La mutation numérique du secteur a entraîné une explosion du nombre de logiciels, qui induit une pression extrême sur ce composant dont dépendent (presque) tous les autres et le place entre le marteau (des exigences de performance et de tenue en charge en forte croissance permanente) et l'enclume (du risque de d'interruption totale de l'activité en cas d'incident). En parallèle, sa position de carrefour incontournable du système d'information constitue un puissant frein à son remplacement, voire à son évolution.
BIAN Coreless Banking
Parce que ce cœur est un fardeau maintenant et qu'il le sera toujours, les mêmes problématiques revenant à chaque changement de génération, BIAN propose « tout simplement » de l'éliminer. En adoptant les approches modernes de conception des systèmes complexes, l'organisme lui substitue un modèle totalement décentralisé, où chaque composant métier conserve l'entière maîtrise de son périmètre et les besoins de consolidation sont pris en charge par le recours à un format d'échange standardisé.

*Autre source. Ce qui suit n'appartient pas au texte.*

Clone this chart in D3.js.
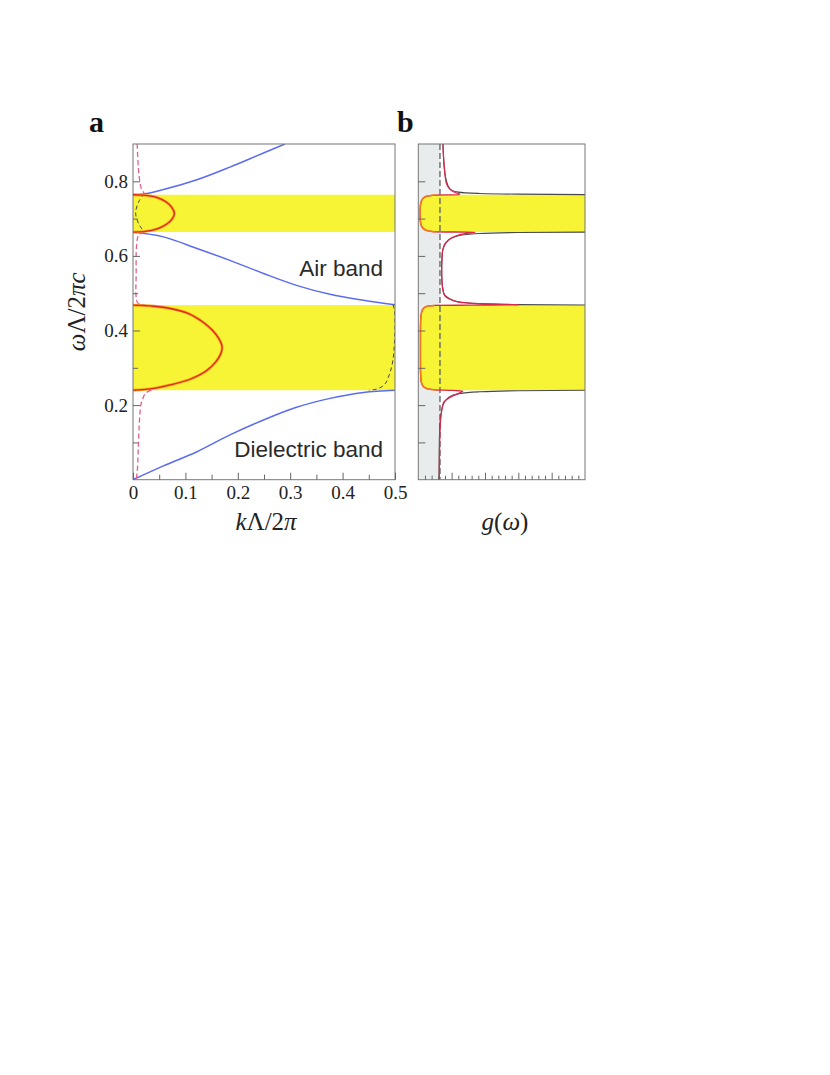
<!DOCTYPE html>
<html>
<head>
<meta charset="utf-8">
<script src="https://cdn.jsdelivr.net/npm/d3@7"></script>
<style>
  body { margin: 0; background: #fff; }
  .tick text { font-family: "Liberation Serif", "DejaVu Serif", serif; font-size: 19px; fill: #222; }
  .tick line { stroke: #666; stroke-width: 1; }
  .band-label { font-family: "Liberation Sans", Arial, sans-serif; font-size: 22.5px; fill: #2a2a2a; }
  .axis-title { font-family: "Liberation Serif", "DejaVu Serif", serif; font-size: 25px; fill: #222; }
  .panel-label { font-family: "Liberation Serif", "DejaVu Serif", serif; font-size: 30px; font-weight: bold; fill: #111; }
</style>
</head>
<body>
<div id="chart"></div>
<script>
// ---- data ----
// photonic band gaps (omega Lambda / 2 pi c)
const gaps = [[0.240, 0.468], [0.664, 0.764]];

// panel a: real bands, [k, omega]
const dielectricBand = [[0, 0], [0.058, 0.037], [0.122, 0.075], [0.185, 0.120], [0.249, 0.160],
    [0.312, 0.194], [0.376, 0.218], [0.44, 0.234], [0.5, 0.240]];
const airBand = [[0, 0.664], [0.058, 0.651], [0.122, 0.620], [0.185, 0.588], [0.249, 0.553],
    [0.312, 0.521], [0.376, 0.497], [0.44, 0.481], [0.5, 0.469]];
const thirdBand = [[0, 0.764], [0.02, 0.766], [0.058, 0.778], [0.122, 0.804], [0.185, 0.838],
    [0.249, 0.876], [0.29, 0.90]];

// panel a: imaginary k inside the gaps (lossless)
const imagLower = [[0, 0.468], [0.040, 0.465], [0.071, 0.459], [0.105, 0.446], [0.134, 0.422],
    [0.152, 0.400], [0.163, 0.380], [0.169, 0.363], [0.170, 0.352], [0.167, 0.336],
    [0.158, 0.316], [0.140, 0.292], [0.110, 0.270], [0.071, 0.254], [0.040, 0.245], [0, 0.240]];
const imagUpper = [[0, 0.764], [0.02, 0.763], [0.045, 0.757], [0.063, 0.745], [0.074, 0.730],
    [0.079, 0.714], [0.074, 0.698], [0.063, 0.684], [0.045, 0.672], [0.02, 0.665], [0, 0.664]];

// panel a: lossy case, real part (black dashed) and imaginary part (pink dashed)
const lossyReUpper = [[0.022, 0.766], [0.012, 0.748], [0.005, 0.715], [0.012, 0.683], [0.022, 0.664]];
const lossyReLower = [[0.496, 0.469], [0.499, 0.455], [0.5, 0.42], [0.499, 0.37], [0.496, 0.32],
    [0.49, 0.285], [0.48, 0.255], [0.465, 0.243], [0.45, 0.240]];
const lossyImTop = [[0.008, 0.90], [0.010, 0.84], [0.013, 0.80], [0.016, 0.78], [0.022, 0.767]];
const lossyImMid = [[0.022, 0.664], [0.011, 0.656], [0.007, 0.63], [0.006, 0.55], [0.006, 0.49],
    [0.009, 0.474], [0.022, 0.469]];
const lossyImLow = [[0.035, 0.240], [0.024, 0.232], [0.018, 0.215], [0.015, 0.200], [0.012, 0.150],
    [0.010, 0.080], [0.008, 0.020], [0.006, 0]];

// panel b: density of states, [g, omega]
const dosLossy = [[3.15, 0.000], [3.18, 0.060], [3.25, 0.130], [3.40, 0.170], [3.75, 0.205],
    [4.50, 0.218], [5.30, 0.226], [6.20, 0.233], [6.70, 0.2375], [5.00, 0.2395], [2.50, 0.2410],
    [1.30, 0.2440], [0.75, 0.2500], [0.48, 0.2600], [0.37, 0.2750], [0.33, 0.3000], [0.32, 0.3560],
    [0.33, 0.4100], [0.37, 0.4320], [0.48, 0.4480], [0.75, 0.4590], [1.30, 0.4650], [2.50, 0.4672],
    [8.00, 0.4680], [15.0, 0.4690], [9.00, 0.4720], [6.00, 0.4760], [4.50, 0.4860], [3.80, 0.5000],
    [3.55, 0.5300], [3.50, 0.5700], [3.60, 0.6070], [3.90, 0.6300], [4.50, 0.6420], [5.60, 0.6530],
    [7.00, 0.6600], [8.50, 0.6635], [2.50, 0.6645], [1.30, 0.6680], [0.70, 0.6740], [0.42, 0.6830],
    [0.30, 0.6960], [0.26, 0.7140], [0.30, 0.7320], [0.42, 0.7450], [0.70, 0.7540], [1.30, 0.7600],
    [2.50, 0.7630], [6.00, 0.7640], [6.20, 0.7660], [5.50, 0.7700], [4.70, 0.7800], [4.20, 0.7950],
    [4.00, 0.8200], [3.80, 0.8600], [3.70, 0.9000]];
const dosBand1 = [[3.1, 0], [3.15, 0.1], [3.3, 0.16], [3.7, 0.20], [4.5, 0.22], [6, 0.23],
    [9, 0.2355], [15, 0.2385], [25, 0.2398]];
const dosBand2 = [[25, 0.4682], [15, 0.4695], [9, 0.472], [6, 0.477], [4.5, 0.487], [3.8, 0.50],
    [3.5, 0.55], [3.6, 0.607], [4.5, 0.642], [6, 0.654], [9, 0.660], [15, 0.6628], [25, 0.6638]];
const dosBand3 = [[25, 0.7642], [15, 0.7655], [9, 0.7675], [6, 0.771], [4.7, 0.780], [4.0, 0.82],
    [3.7, 0.90]];
const vacuumDos = 3.25;

// ticks
const kTicks = [0, 0.1, 0.2, 0.3, 0.4, 0.5];
const kMinor = [0.05, 0.15, 0.25, 0.35, 0.45];
const wTicks = [0.2, 0.4, 0.6, 0.8];
const wMinor = [0.1, 0.3, 0.5, 0.7];
const gMajor = [5, 10, 15, 20];
const gMinor = [1, 2, 3, 4, 6, 7, 8, 9, 11, 12, 13, 14, 16, 17, 18, 19, 21, 22, 23, 24];

// ---- layout ----
const svg = d3.select("#chart").append("svg")
    .attr("width", 830)
    .attr("height", 1075);

const xA = d3.scaleLinear().domain([0, 0.5]).range([133, 395]);
const yW = d3.scaleLinear().domain([0, 0.9]).range([479.7, 144]);
const xG = d3.scaleLinear().domain([0, 25]).range([418.3, 585]);

const yellow = "#f6f434";
const blue = "#5b6cf0";

const defs = svg.append("defs");
defs.append("clipPath").attr("id", "clipA").append("rect")
    .attr("x", xA(0)).attr("y", yW(0.9)).attr("width", xA(0.5) - xA(0)).attr("height", yW(0) - yW(0.9));
defs.append("clipPath").attr("id", "clipB").append("rect")
    .attr("x", xG(0)).attr("y", yW(0.9)).attr("width", xG(25) - xG(0)).attr("height", yW(0) - yW(0.9));

// ================= panel a =================
const gA = svg.append("g").attr("clip-path", "url(#clipA)");

gA.selectAll(".gap")
    .data(gaps)
    .enter().append("rect")
    .attr("x", xA(0))
    .attr("width", xA(0.5) - xA(0))
    .attr("y", d => yW(d[1]))
    .attr("height", d => yW(d[0]) - yW(d[1]))
    .style("fill", yellow);

const lineK = d3.line().x(d => xA(d[0])).y(d => yW(d[1]));

[dielectricBand, airBand, thirdBand].forEach(b => {
    gA.append("path")
        .attr("d", lineK.curve(d3.curveMonotoneX)(b))
        .style("fill", "none").style("stroke", blue).style("stroke-width", 1.5);
});

[lossyReUpper, lossyReLower].forEach(c => {
    gA.append("path")
        .attr("d", lineK.curve(d3.curveCatmullRom)(c))
        .style("fill", "none").style("stroke", "#444").style("stroke-width", 1)
        .style("stroke-dasharray", "4,3");
});

// imaginary part: orange halo with red core
[imagLower, imagUpper].forEach(c => {
    gA.append("path")
        .attr("d", lineK.curve(d3.curveCatmullRom.alpha(0.5))(c))
        .style("fill", "none").style("stroke", "#f7a21f").style("stroke-width", 2.8);
    gA.append("path")
        .attr("d", lineK.curve(d3.curveCatmullRom.alpha(0.5))(c))
        .style("fill", "none").style("stroke", "#e0281c").style("stroke-width", 1.3);
});

[lossyImTop, lossyImMid, lossyImLow].forEach(c => {
    gA.append("path")
        .attr("d", lineK.curve(d3.curveCatmullRom)(c))
        .style("fill", "none").style("stroke", "#e0608a").style("stroke-width", 1.3)
        .style("stroke-dasharray", "5,3");
});

// frame a
svg.append("rect")
    .attr("x", xA(0)).attr("y", yW(0.9))
    .attr("width", xA(0.5) - xA(0)).attr("height", yW(0) - yW(0.9))
    .style("fill", "none").style("stroke", "#777").style("stroke-width", 1);

// axes a (ticks pointing inwards)
svg.append("g")
    .attr("transform", `translate(0,${yW(0)})`)
    .call(d3.axisBottom(xA).tickValues(kTicks).tickSize(-7).tickPadding(6).tickFormat(d3.format(".1~f")))
    .call(g => g.select(".domain").remove());
svg.append("g")
    .attr("transform", `translate(0,${yW(0)})`)
    .call(d3.axisBottom(xA).tickValues(kMinor).tickSize(-5).tickFormat(""))
    .call(g => g.select(".domain").remove());
svg.append("g")
    .attr("transform", `translate(${xA(0)},0)`)
    .call(d3.axisLeft(yW).tickValues(wTicks).tickSize(-7).tickPadding(5).tickFormat(d3.format(".1f")))
    .call(g => g.select(".domain").remove());
svg.append("g")
    .attr("transform", `translate(${xA(0)},0)`)
    .call(d3.axisLeft(yW).tickValues(wMinor).tickSize(-5).tickFormat(""))
    .call(g => g.select(".domain").remove());

svg.append("text").attr("class", "band-label")
    .attr("x", 383).attr("y", 275.5).attr("text-anchor", "end").text("Air band");
svg.append("text").attr("class", "band-label")
    .attr("x", 383).attr("y", 457).attr("text-anchor", "end").text("Dielectric band");

// axis titles
const xTitle = svg.append("text").attr("class", "axis-title")
    .attr("x", (xA(0) + xA(0.5)) / 2 + 2).attr("y", 530).attr("text-anchor", "middle");
xTitle.append("tspan").style("font-style", "italic").text("k");
xTitle.append("tspan").text("Λ/2");
xTitle.append("tspan").style("font-style", "italic").text("π");

const yTitle = svg.append("text").attr("class", "axis-title")
    .attr("transform", `translate(85,${(yW(0) + yW(0.9)) / 2}) rotate(-90)`)
    .attr("text-anchor", "middle");
yTitle.append("tspan").style("font-style", "italic").text("ω");
yTitle.append("tspan").text("Λ/2");
yTitle.append("tspan").style("font-style", "italic").text("πc");

svg.append("text").attr("class", "panel-label").attr("x", 89).attr("y", 132).text("a");

// ================= panel b =================
const gB = svg.append("g").attr("clip-path", "url(#clipB)");

gB.append("rect")
    .attr("x", xG(0)).attr("y", yW(0.9))
    .attr("width", xG(vacuumDos) - xG(0)).attr("height", yW(0) - yW(0.9))
    .style("fill", "#e8ecec");

// yellow fill between lossy DOS and right edge, inside each gap
const areaG = d3.area()
    .y(d => yW(d[1]))
    .x0(d => xG(d[0]))
    .x1(xG(25))
    .curve(d3.curveMonotoneY);
gaps.forEach(gp => {
    const pts = dosLossy.filter(d => d[1] >= gp[0] - 1e-6 && d[1] <= gp[1] + 1e-6 && d[0] < 3);
    const edge = [[pts[0][0], gp[0]]].concat(pts).concat([[pts[pts.length - 1][0], gp[1]]]);
    gB.append("path")
        .attr("d", areaG(edge.slice().reverse()))
        .style("fill", yellow);
});

gB.append("line")
    .attr("x1", xG(vacuumDos)).attr("x2", xG(vacuumDos))
    .attr("y1", yW(0.9)).attr("y2", yW(0))
    .style("stroke", "#666a6a").style("stroke-width", 1.4).style("stroke-dasharray", "6,3");

const lineG = d3.line().x(d => xG(d[0])).y(d => yW(d[1])).curve(d3.curveMonotoneY);

[dosBand1, dosBand2, dosBand3].forEach(b => {
    const pts = b.slice().sort((p, q) => q[1] - p[1]);
    gB.append("path")
        .attr("d", lineG(pts))
        .style("fill", "none").style("stroke", "#4a4a4a").style("stroke-width", 1.1);
});

gB.append("path")
    .attr("d", lineG(dosLossy.slice().reverse()))
    .style("fill", "none").style("stroke", "#d8284c").style("stroke-width", 1.3);

gaps.forEach(gp => {
    const pts = dosLossy.filter(d => d[1] >= gp[0] && d[1] <= gp[1] && d[0] < 3);
    gB.append("path")
        .attr("d", lineG(pts.slice().reverse()))
        .style("fill", "none").style("stroke", "#f07a1e").style("stroke-width", 1.5);
});

// frame b
svg.append("rect")
    .attr("x", xG(0)).attr("y", yW(0.9))
    .attr("width", xG(25) - xG(0)).attr("height", yW(0) - yW(0.9))
    .style("fill", "none").style("stroke", "#777").style("stroke-width", 1);

svg.append("g")
    .attr("transform", `translate(${xG(0)},0)`)
    .call(d3.axisLeft(yW).tickValues(wTicks.concat(wMinor)).tickSize(-7).tickFormat(""))
    .call(g => g.select(".domain").remove());
svg.append("g")
    .attr("transform", `translate(0,${yW(0)})`)
    .call(d3.axisBottom(xG).tickValues(gMajor).tickSize(-7).tickFormat(""))
    .call(g => g.select(".domain").remove());
svg.append("g")
    .attr("transform", `translate(0,${yW(0)})`)
    .call(d3.axisBottom(xG).tickValues(gMinor).tickSize(-4).tickFormat(""))
    .call(g => g.select(".domain").remove());

const gTitle = svg.append("text").attr("class", "axis-title")
    .attr("x", 505).attr("y", 530).attr("text-anchor", "middle");
gTitle.append("tspan").style("font-style", "italic").text("g");
gTitle.append("tspan").text("(");
gTitle.append("tspan").style("font-style", "italic").text("ω");
gTitle.append("tspan").text(")");

svg.append("text").attr("class", "panel-label").attr("x", 397).attr("y", 132).text("b");
</script>
</body>
</html>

La plate-forme qui vient d'être dévoilée apporte un avantage supplémentaire aux institutions qui rechignent à s'engager dans l'aventure du remplacement de leur « core banking » vieillissant. En effet, son rôle de passerelle entre systèmes, qui permet de convertir les messages des outils actuels vers sa spécification, autorise l'introduction progressive d'applications conformes à sa vision, sans remettre en cause le reste du patrimoine. La stratégie de migration incrémentale devient alors plus réaliste.
La promesse est attractive et ses fondations semblent objectivement solides… sur le papier. Cependant, a-t-elle quelque chance de convaincre les principales intéressées de se lancer ? De toute évidence, si le mouvement de transition vers ce type d'architecture se produit (avec ou sans la solution de BIAN), il sera extrêmement lent, pas tant en raison d'obstacles techniques que de la sorte de « révolution mentale » qu'il requiert de la part des équipes informatiques, habituées à un style identique depuis un demi-siècle.
Même au niveau d'une direction générale, l'idée d'abandonner le nœud central de gestion des données bancaires de base au profit d'une vue virtualisée, fédérant différentes sources, risque de susciter un certain malaise… Il faudra pourtant bien en passer par là pour envisager d'entrer dans la prochaine ère de l'industrie financière, avec ses défis de distribution par API, de services enfouis, de plates-formes… et, surtout, d'agilité face aux transformations de plus en plus rapides imposées par les attentes des clients.